Calcium and vitamin D supplementation together with a fall assessment - including the provision of hip protectors - should be offered to all women aged over 80 years. Approximately 1200 mg of calcium (total diet plus supplement) and 1000 international units of vitamin D daily are generally suggested
Hormone replacement therapy (HRT) has recently become less popular as a first-line approach in post-menopausal women because of the increased risk of breast cancer, stroke, venous thromboembolism and perhaps ischaemic heart disease.
The most widely used treatments for osteoporosis are anti-resorptive agents called the bisphosphonates, which inhibit bone resorption, reduce the rate of bone turnover and prevent further bone loss. Fracture risk can be reduced by approximately 50% with these agents.
For most post-menopausal women with osteoporosis, oral bisphosphonates (alendronate or risedronate) are first-line therapy. Intravenous zoledronic acid has been demonstrated to reduce vertebral and hip fractures and is a good alternative for individuals with gastrointestinal intolerance to oral bisphosphonates.
Denosumab is a fully human monoclonal antibody which decreases bone resorption, increases bone mineral density (BMD), and reduces the risk of fracture. It could be used as initial therapy in certain patients at high risk for fracture, such as older patients who have difficulty with the dosing requirements of oral bisphosphonates or who are intolerant of or unresponsive to other therapies and in those with impaired kidney function.
Raloxifene is a selective oestrogen-receptor modulator which can be useful for patients who cannot tolerate any bisphosphonates or for women with osteoporosis and increased risk of invasive breast cancer. Parathyroid hormone (PTH) is an anabolic agent and, in contrast to anti-resorptive agents, stimulates bone formation and activates bone remodelling. It needs to be injected subcutaneously daily and is typically used in patients for whom other osteoporosis therapies fail.

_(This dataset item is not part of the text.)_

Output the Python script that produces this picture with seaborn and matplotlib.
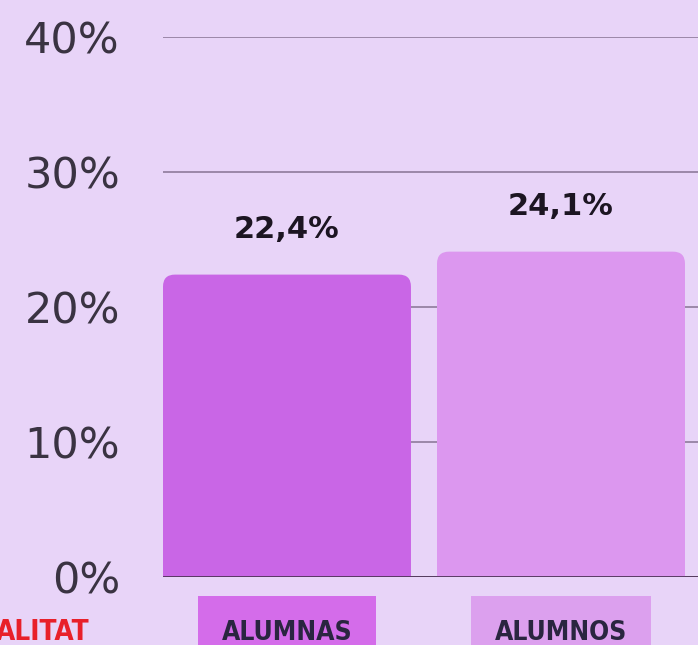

Unfortunately, the best way to use the various osteoporosis treatment options remains unclear. Questions that remain unanswered include:
- Is combined or sequential treatment justified?
- Should treatment be monitored by periodic bone mineral density measurements?
- Should there be drug holidays?
- What is the correct length of time that patients should be treated with the various therapies?
- What are the best treatment options in men or pre-menopausal women?
The current situation
Current data about patients with osteoporosis is not very positive:
- It demonstrates low use of treatments and compliance in patients who have established osteoporosis.
- Availability of DXA scanning and specialist nurse support in primary care remains an issue.
- Some patients still leave hospital after treatment for a fragility fracture without any assessment of bone density or plan for treatment of osteoporosis.
There’s no question that the hesitation to address the management of osteoporosis must be resolved. Prevention, detection and treatment are essential particularly for post-menopausal women who have the greatest risk.